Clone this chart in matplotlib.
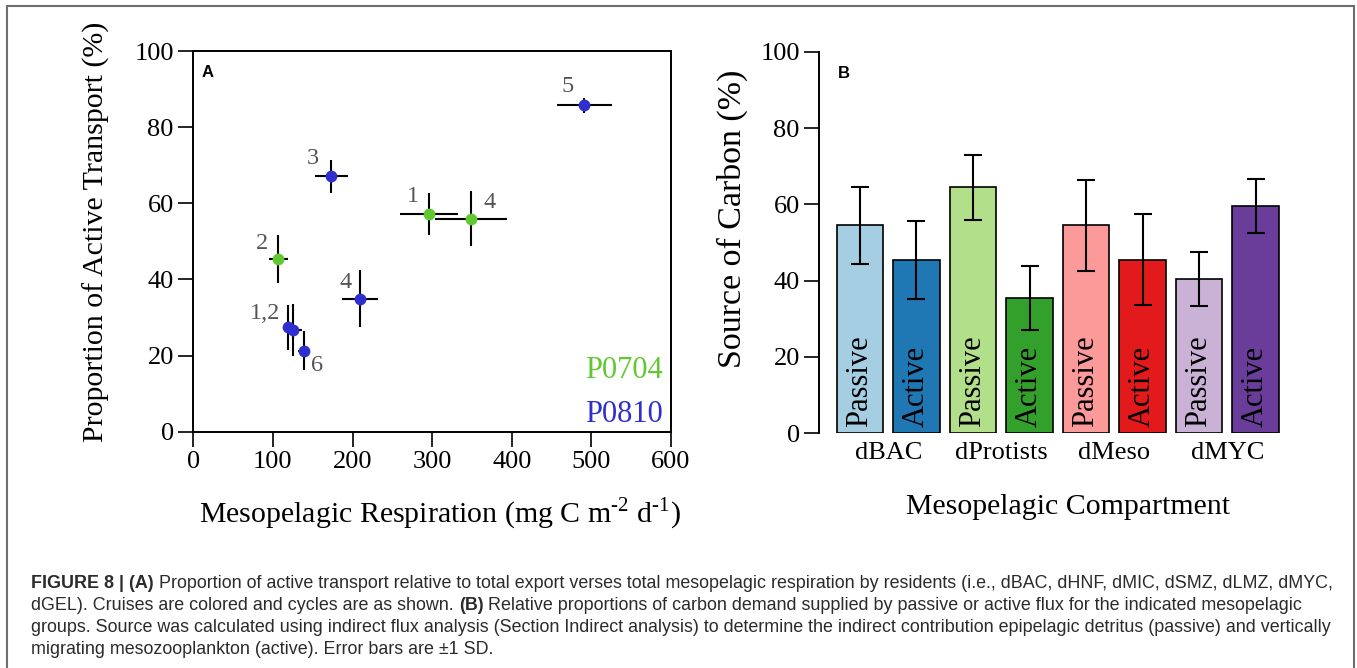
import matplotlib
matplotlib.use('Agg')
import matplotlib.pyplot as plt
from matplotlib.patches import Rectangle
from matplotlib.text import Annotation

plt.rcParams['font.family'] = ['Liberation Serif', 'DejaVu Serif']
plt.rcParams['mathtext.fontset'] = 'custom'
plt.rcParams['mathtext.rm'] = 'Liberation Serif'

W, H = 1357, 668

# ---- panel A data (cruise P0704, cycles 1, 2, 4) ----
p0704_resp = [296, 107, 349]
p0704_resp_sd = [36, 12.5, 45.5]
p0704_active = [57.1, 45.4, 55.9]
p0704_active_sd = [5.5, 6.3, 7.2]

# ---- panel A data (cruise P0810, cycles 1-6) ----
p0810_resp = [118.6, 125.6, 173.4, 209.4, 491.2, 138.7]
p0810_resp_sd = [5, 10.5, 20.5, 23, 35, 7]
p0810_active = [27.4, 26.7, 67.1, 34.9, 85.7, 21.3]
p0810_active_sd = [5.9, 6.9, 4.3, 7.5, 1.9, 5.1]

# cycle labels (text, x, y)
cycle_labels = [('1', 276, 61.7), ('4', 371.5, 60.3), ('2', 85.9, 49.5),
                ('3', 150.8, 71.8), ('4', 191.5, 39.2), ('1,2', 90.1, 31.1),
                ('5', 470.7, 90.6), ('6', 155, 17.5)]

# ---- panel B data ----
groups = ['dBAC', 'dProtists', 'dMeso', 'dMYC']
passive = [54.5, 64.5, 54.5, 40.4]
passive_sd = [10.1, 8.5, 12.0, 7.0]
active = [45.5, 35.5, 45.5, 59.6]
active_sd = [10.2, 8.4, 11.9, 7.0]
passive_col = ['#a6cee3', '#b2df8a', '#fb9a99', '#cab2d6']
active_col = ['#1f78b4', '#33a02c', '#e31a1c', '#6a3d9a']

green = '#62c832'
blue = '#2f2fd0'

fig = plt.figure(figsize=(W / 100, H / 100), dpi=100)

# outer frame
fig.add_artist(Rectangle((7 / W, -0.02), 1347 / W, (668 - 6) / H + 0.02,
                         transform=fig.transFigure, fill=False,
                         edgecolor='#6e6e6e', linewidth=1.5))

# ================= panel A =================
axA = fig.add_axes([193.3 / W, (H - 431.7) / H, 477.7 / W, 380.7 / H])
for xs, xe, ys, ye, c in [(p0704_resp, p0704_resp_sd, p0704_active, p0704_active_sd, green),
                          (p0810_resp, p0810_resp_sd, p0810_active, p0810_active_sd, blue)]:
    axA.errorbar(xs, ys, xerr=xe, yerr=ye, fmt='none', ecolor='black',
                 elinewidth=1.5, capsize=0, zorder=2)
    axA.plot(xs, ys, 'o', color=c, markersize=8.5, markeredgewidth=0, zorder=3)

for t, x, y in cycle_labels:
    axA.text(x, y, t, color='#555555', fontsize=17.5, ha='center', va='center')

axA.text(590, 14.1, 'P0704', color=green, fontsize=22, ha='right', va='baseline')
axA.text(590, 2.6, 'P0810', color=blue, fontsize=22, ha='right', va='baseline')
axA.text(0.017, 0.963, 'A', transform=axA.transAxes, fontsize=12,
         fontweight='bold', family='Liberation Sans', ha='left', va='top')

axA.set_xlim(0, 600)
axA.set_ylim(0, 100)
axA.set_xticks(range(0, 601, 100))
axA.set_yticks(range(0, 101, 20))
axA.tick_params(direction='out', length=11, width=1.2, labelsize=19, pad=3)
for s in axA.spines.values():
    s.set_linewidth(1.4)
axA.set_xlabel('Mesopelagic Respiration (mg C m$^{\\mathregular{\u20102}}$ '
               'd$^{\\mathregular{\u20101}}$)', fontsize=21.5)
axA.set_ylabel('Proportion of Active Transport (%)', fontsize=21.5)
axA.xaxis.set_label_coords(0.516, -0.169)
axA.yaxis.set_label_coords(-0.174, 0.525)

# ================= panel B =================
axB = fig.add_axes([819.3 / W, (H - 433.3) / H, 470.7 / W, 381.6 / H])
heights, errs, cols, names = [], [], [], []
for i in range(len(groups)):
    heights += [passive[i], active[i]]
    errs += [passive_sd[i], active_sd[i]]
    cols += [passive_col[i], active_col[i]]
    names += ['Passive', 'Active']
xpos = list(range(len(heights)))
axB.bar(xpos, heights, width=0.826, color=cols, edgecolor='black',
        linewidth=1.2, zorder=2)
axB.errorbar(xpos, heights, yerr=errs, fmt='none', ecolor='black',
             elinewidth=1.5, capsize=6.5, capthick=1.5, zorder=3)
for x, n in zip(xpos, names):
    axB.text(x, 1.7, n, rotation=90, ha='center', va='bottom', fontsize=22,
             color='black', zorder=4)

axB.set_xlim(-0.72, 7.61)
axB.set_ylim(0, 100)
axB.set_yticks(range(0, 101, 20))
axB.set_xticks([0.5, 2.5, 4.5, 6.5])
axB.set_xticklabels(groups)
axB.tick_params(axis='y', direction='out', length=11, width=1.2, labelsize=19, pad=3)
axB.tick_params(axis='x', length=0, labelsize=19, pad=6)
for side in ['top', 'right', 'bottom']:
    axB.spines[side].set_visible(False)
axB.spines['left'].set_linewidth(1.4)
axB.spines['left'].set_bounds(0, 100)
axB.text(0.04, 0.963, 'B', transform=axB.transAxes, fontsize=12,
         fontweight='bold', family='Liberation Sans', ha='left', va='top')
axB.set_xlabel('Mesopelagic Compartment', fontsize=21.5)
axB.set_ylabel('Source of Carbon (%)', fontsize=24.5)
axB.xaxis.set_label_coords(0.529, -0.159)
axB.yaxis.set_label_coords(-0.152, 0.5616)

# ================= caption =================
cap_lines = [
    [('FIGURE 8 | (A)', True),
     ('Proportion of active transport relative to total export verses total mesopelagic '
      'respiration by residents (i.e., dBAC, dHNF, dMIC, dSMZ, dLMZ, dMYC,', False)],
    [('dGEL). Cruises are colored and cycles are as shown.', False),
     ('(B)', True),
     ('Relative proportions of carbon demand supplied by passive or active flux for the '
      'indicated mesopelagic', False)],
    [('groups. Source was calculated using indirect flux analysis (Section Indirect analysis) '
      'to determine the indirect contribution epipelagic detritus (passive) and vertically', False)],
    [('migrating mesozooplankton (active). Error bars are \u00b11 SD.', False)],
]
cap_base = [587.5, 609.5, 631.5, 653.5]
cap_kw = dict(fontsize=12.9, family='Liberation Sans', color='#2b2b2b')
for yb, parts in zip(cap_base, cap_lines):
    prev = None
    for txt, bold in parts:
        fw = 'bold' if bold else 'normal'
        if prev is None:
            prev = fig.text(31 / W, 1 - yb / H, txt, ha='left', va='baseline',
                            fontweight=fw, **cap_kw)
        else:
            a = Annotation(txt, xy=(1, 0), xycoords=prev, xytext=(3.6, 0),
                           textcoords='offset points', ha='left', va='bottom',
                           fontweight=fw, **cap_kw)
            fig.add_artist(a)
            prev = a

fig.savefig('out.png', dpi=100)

* _WHAT YOU SHOULD DO_
Write out exactly the opening lines of the data, stopping after the line that holds "edgecolor='#6e6e6e', linewidth=1.5))". Exclude pictures.

* _TASK ANSWER_
Clone this chart in matplotlib.
import matplotlib
matplotlib.use('Agg')
import matplotlib.pyplot as plt
from matplotlib.patches import Rectangle
from matplotlib.text import Annotation

plt.rcParams['font.family'] = ['Liberation Serif', 'DejaVu Serif']
plt.rcParams['mathtext.fontset'] = 'custom'
plt.rcParams['mathtext.rm'] = 'Liberation Serif'

W, H = 1357, 668

# ---- panel A data (cruise P0704, cycles 1, 2, 4) ----
p0704_resp = [296, 107, 349]
p0704_resp_sd = [36, 12.5, 45.5]
p0704_active = [57.1, 45.4, 55.9]
p0704_active_sd = [5.5, 6.3, 7.2]

# ---- panel A data (cruise P0810, cycles 1-6) ----
p0810_resp = [118.6, 125.6, 173.4, 209.4, 491.2, 138.7]
p0810_resp_sd = [5, 10.5, 20.5, 23, 35, 7]
p0810_active = [27.4, 26.7, 67.1, 34.9, 85.7, 21.3]
p0810_active_sd = [5.9, 6.9, 4.3, 7.5, 1.9, 5.1]

# cycle labels (text, x, y)
cycle_labels = [('1', 276, 61.7), ('4', 371.5, 60.3), ('2', 85.9, 49.5),
                ('3', 150.8, 71.8), ('4', 191.5, 39.2), ('1,2', 90.1, 31.1),
                ('5', 470.7, 90.6), ('6', 155, 17.5)]

# ---- panel B data ----
groups = ['dBAC', 'dProtists', 'dMeso', 'dMYC']
passive = [54.5, 64.5, 54.5, 40.4]
passive_sd = [10.1, 8.5, 12.0, 7.0]
active = [45.5, 35.5, 45.5, 59.6]
active_sd = [10.2, 8.4, 11.9, 7.0]
passive_col = ['#a6cee3', '#b2df8a', '#fb9a99', '#cab2d6']
active_col = ['#1f78b4', '#33a02c', '#e31a1c', '#6a3d9a']

green = '#62c832'
blue = '#2f2fd0'

fig = plt.figure(figsize=(W / 100, H / 100), dpi=100)

# outer frame
fig.add_artist(Rectangle((7 / W, -0.02), 1347 / W, (668 - 6) / H + 0.02,
                         transform=fig.transFigure, fill=False,
                         edgecolor='#6e6e6e', linewidth=1.5))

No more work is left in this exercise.